To make this less likely, Democrats in the U.S. Congress pressed the Administration and the government of Mexico to take steps to assure enforcement of the labor standards negotiated in the USMCA. Both the Trump Administration and Mexico agreed, and thus, the PoA contains a detailed “Rapid Response Labor Mechanism” that addresses these concerns.

The Rapid Response Labor Mechanism, which is structured as an Annex to USMCA Chapter 31 on Dispute Resolution, provides, upon an allegation that Mexican workers’ rights to free association or collective bargaining are being hindered, for consultations among the concerned parties, and if they cannot resolve the issue promptly, for “Labor Panelists” to be dispatched to investigate and file a report, all within specified tight time limits. Upon a finding of a violation, trade remedies can be imposed, including loss of USMCA duty-free status for goods produced at the facility, or in the event of multiple violations, being barred from entry into the United States.

The PoA requires that a Party have “a good faith basis to believe that a Denial of Rights is occurring at a Covered Facility” before invoking its rights to remediation. There is no direct private right of action under Chapter 31. Instead, the PoA contemplates that a Party will have established “a process for determining whether to invoke” the Rapid Response Labor Mechanism and “shall notify the other Party within five business days of initiating such process.” The United States notes in the PoA that it “intends to establish such a domestic process under which the United States government will strive to complete initial reviews of complaints received by the government about a “Covered Facility” in the other Party in 30 days.” Presumably regulations will be issued specifying how and on what basis a private U.S. party can file a complaint.

To help enforce these elements of the PoA, the U.S. implementing legislation provides for the assignment of five U.S. labor attachés to the U.S. diplomatic mission to Mexico. Mexican officials have voiced objection to the assignment of U.S. monitors on Mexican soil as a breach of its sovereignty and as being outside of their amended agreement with the United States. They note that the agreement provides for three-person panels to resolve labor and other disputes. These panels would comprise a person chosen by the United States, one by Mexico and a third-country person agreed upon by both countries.

For companies with operations in Mexico, be they Mexican or U.S. owned, the labor enforcement mechanisms and potential penalties set forth in the PoA make it clear that to avoid being caught up in any disputes it will be crucial for labor and human resources policies to meet the standards negotiated in the USMCA. Haynes and Boone, with its significant presence and experience in Mexico, has already been working with clients in the implementation of the new labor reforms regarding collective bargaining agreements in Mexico. We will continue to monitor developing standards, practices and issues in this and other areas of USMCA implementation and enforcement.

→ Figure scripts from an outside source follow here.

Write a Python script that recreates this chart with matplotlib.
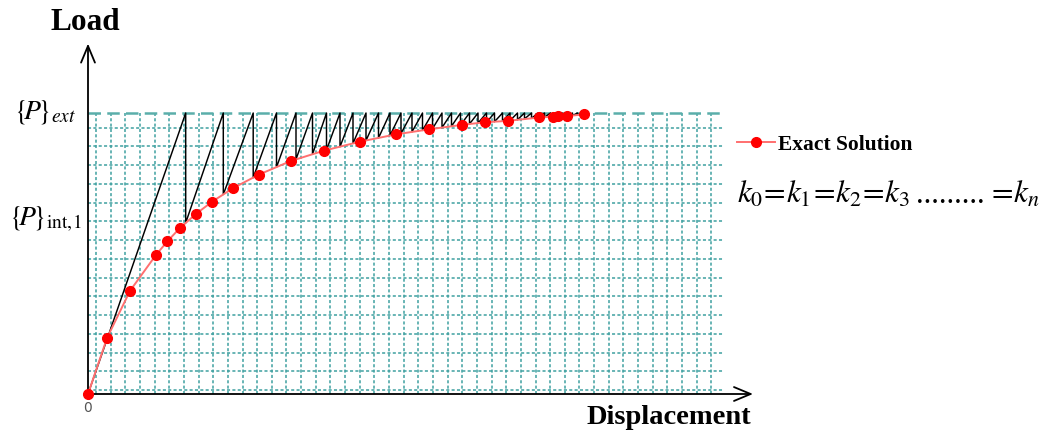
import matplotlib
matplotlib.use("Agg")
import matplotlib.pyplot as plt
import numpy as np

# exact solution, load normalised so that P_ext = 1
exact_disp = [0.0, 1.9, 4.2, 6.8, 7.93, 9.2, 10.77, 12.43, 14.53, 17.1, 20.27, 23.6,
              27.2, 30.8, 34.13, 37.43, 39.73, 41.97, 45.13, 46.53, 46.97, 47.87, 49.6]
exact_load = [0.0, 0.199, 0.367, 0.495, 0.543, 0.591, 0.640, 0.685, 0.733, 0.781, 0.829, 0.866,
              0.898, 0.924, 0.942, 0.958, 0.967, 0.972, 0.984, 0.987, 0.988, 0.989, 0.995]

# constant stiffness iterations: climb to P_ext, then drop back onto the curve
peak_disp = [9.77, 13.53, 16.52, 18.85, 20.8, 22.45, 23.85, 25.2, 26.5, 27.8, 29.05, 30.2,
             31.3, 32.4, 33.45, 34.45, 35.4, 36.35, 37.25, 38.15, 39.0, 39.85, 40.65, 41.45,
             42.2, 42.95, 43.65, 44.35, 45.0, 45.65, 46.25, 46.85, 47.4, 47.95, 48.45, 48.95,
             49.4, 49.8]
drop_load = [0.609, 0.710, 0.770, 0.807, 0.835, 0.853, 0.868, 0.880, 0.892, 0.902, 0.911, 0.920,
             0.927, 0.933, 0.938, 0.944, 0.948, 0.953, 0.957, 0.961, 0.964, 0.967, 0.969, 0.971,
             0.973, 0.976, 0.979, 0.981, 0.984, 0.985, 0.986, 0.988, 0.988, 0.989, 0.991, 0.993,
             0.994, 0.996]
p_ext = 1.0

teal = "#3FA0A0"
serif = "Liberation Serif"
plt.rcParams["mathtext.fontset"] = "stix"

fig = plt.figure(figsize=(10.56, 4.30), dpi=100)
ax = fig.add_axes([88 / 1056, 36 / 430, 667 / 1056, 349 / 430])
ax.set_xlim(0, 66.7)
ax.set_ylim(0, 1.242)
ax.axis("off")

# background grid
grid_x = 0.8 + 1.465 * np.arange(43)
grid_y = 0.0142 + np.arange(15) / 15
ax.vlines(grid_x, 0, p_ext, colors=teal, linestyles=(0, (2, 1.5)), lw=1.1, zorder=1)
ax.hlines(grid_y, 0, 63.5, colors=teal, linestyles=(0, (2, 1.5)), lw=1.1, zorder=1)
ax.hlines(p_ext, 0, 63.5, colors="#5BAEAA", linestyles=(0, (5, 2.5)), lw=1.8, zorder=1)

# sawtooth path
saw_x, saw_y = [0.0], [0.0]
for x, y in zip(peak_disp, drop_load):
    saw_x += [x, x]
    saw_y += [p_ext, y]
ax.plot(saw_x, saw_y, color="black", lw=1.05, zorder=3, clip_on=False)

ax.plot(exact_disp, exact_load, color="#FF6F6F", lw=1.4, marker="o", ms=7,
        mfc="#FF0000", mec="#FF0000", zorder=4, clip_on=False, label="Exact Solution")

# axes with open arrow heads
arrow = dict(arrowstyle="->,head_length=1.2,head_width=0.5", lw=1.3, color="black",
             shrinkA=0, shrinkB=0)
ax.annotate("", xy=(0, 1.247), xytext=(0, 0), arrowprops=arrow, annotation_clip=False)
ax.annotate("", xy=(66.5, 0), xytext=(0, 0), arrowprops=arrow, annotation_clip=False)

fig.text(85 / 1056, 1 - 22 / 430, "Load", ha="center", va="center",
         fontsize=22.5, fontweight="bold", family=serif)
fig.text(751 / 1056, 1 - 424 / 430, "Displacement", ha="right", va="baseline",
         fontsize=20.5, fontweight="bold", family=serif)
fig.text(88 / 1056, 1 - 408 / 430, "0", ha="center", va="center",
         fontsize=10, color="#555555")

fig.text(14 / 1056, 1 - 119 / 430, r"$\{\!P\!\}_{ext}$", ha="left", va="baseline",
         fontsize=20)
fig.text(9 / 1056, 1 - 226 / 430, r"$\{\!P\!\}_{\mathrm{int,\!1}}$", ha="left",
         va="baseline", fontsize=20)

# stiffness relation, split so the dot leader keeps its tight spacing
fig.text(737 / 1056, 1 - 203 / 430, r"$k_0\!=\!k_1\!=\!k_2\!=\!k_3$", ha="left",
         va="baseline", fontsize=22.5)
fig.text(916 / 1056, 1 - 203 / 430, ".........", ha="left", va="baseline",
         fontsize=22, family=serif)
fig.text(1040 / 1056, 1 - 203 / 430, r"$=\!k_n$", ha="right", va="baseline",
         fontsize=22.5)

ax.legend(loc="center left", bbox_to_anchor=(737 / 1056, 1 - 145 / 430),
          bbox_transform=fig.transFigure, frameon=False, borderpad=0, borderaxespad=0,
          handlelength=1.75, handletextpad=0.15,
          prop={"family": serif, "weight": "bold", "size": 15.5})

fig.savefig("out.png", dpi=100)
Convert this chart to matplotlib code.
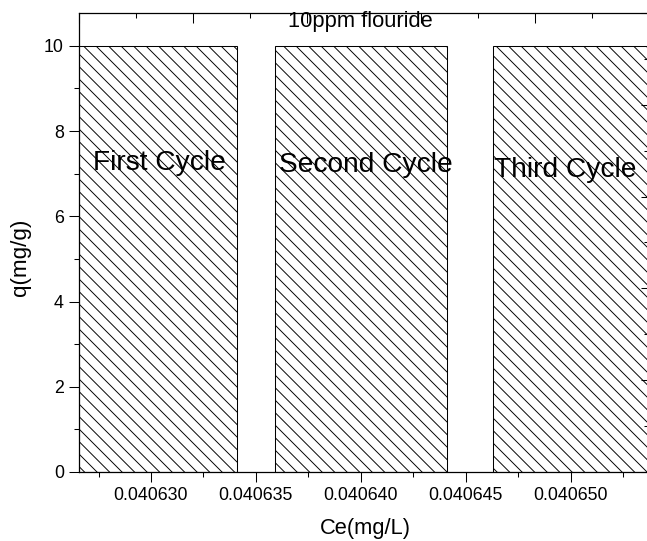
import matplotlib
matplotlib.use("Agg")
import matplotlib.pyplot as plt
from matplotlib.ticker import MultipleLocator, FormatStrFormatter

# data
ce = [0.04063, 0.04064, 0.0406504]
q = [10, 10, 10]
cycles = ["First Cycle", "Second Cycle", "Third Cycle"]
label_x = [0.04063038, 0.04064023, 0.04064975]
label_y = [7.25, 7.2, 7.09]
bar_width = 8.2e-6

plt.rcParams['font.family'] = ['Liberation Sans', 'DejaVu Sans']
plt.rcParams['hatch.linewidth'] = 0.9

DPI = 75
fig = plt.figure(figsize=(647 / DPI, 541 / DPI), dpi=DPI)
ax = fig.add_axes([79 / 647, 1 - 472 / 541, 570 / 647, 459 / 541])

ax.bar(ce, q, width=bar_width, color='white', edgecolor='black',
       linewidth=1.0, hatch='\\\\', align='center')

for x, y, name in zip(label_x, label_y, cycles):
    ax.text(x, y, name, ha='center', va='center', fontsize=27)

ax.text(0.04064, 10.56, "10ppm flouride", ha='center', va='center', fontsize=21)

ax.set_xlim(0.04062657, 0.04065373)
ax.set_ylim(0, 10.77)

ax.xaxis.set_major_locator(MultipleLocator(5e-6))
ax.xaxis.set_minor_locator(MultipleLocator(2.5e-6))
ax.xaxis.set_major_formatter(FormatStrFormatter('%.6f'))
ax.yaxis.set_major_locator(MultipleLocator(2))
ax.yaxis.set_minor_locator(MultipleLocator(1))
ax.yaxis.set_major_formatter(FormatStrFormatter('%d'))

ax.tick_params(which='major', direction='out', length=9.5, width=1, labelsize=17, pad=5)
ax.tick_params(which='minor', direction='out', length=5, width=1)
ax.tick_params(top=False, right=False)

ax.set_xlabel("Ce(mg/L)", fontsize=21)
ax.set_ylabel("q(mg/g)", fontsize=21.5)
ax.xaxis.set_label_coords(0.502, -0.1)
ax.yaxis.set_label_coords(-0.084, 0.468)

for s in ax.spines.values():
    s.set_linewidth(1.2)

# Origin-style opposite axes: inward ticks, no labels
top = ax.twiny()
top.set_xlim(0, 5)
top.xaxis.set_major_locator(MultipleLocator(1))
top.xaxis.set_minor_locator(MultipleLocator(0.5))
top.tick_params(axis='x', which='major', direction='in', length=9.5, width=1, labeltop=False)
top.tick_params(axis='x', which='minor', direction='in', length=5, width=1)

right = ax.twinx()
right.set_ylim(0, 5)
right.yaxis.set_major_locator(MultipleLocator(1))
right.yaxis.set_minor_locator(MultipleLocator(0.5))
right.tick_params(axis='y', which='major', direction='in', length=8, width=1, labelright=False)
right.tick_params(axis='y', which='minor', direction='in', length=5, width=1)

fig.savefig("out.png", dpi=DPI)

Overall, although there are some concepts that are more restrictive than under the original NAFTA, the ratification of the USMCA represents a step forward for the cross-border trade among the three countries and eliminates a possible drag on future growth for Mexico by mitigating investor uncertainty. It also helps achieve some much desired societal consensus in the United States on the importance of trade with our North American trading partners (particularly Mexico), while placing more emphasis on worker rights. However, it is clear that foreign investors in Mexico will likely have to devote more effort and planning on human relations and labor issues going forward as Mexico implements new labor rules.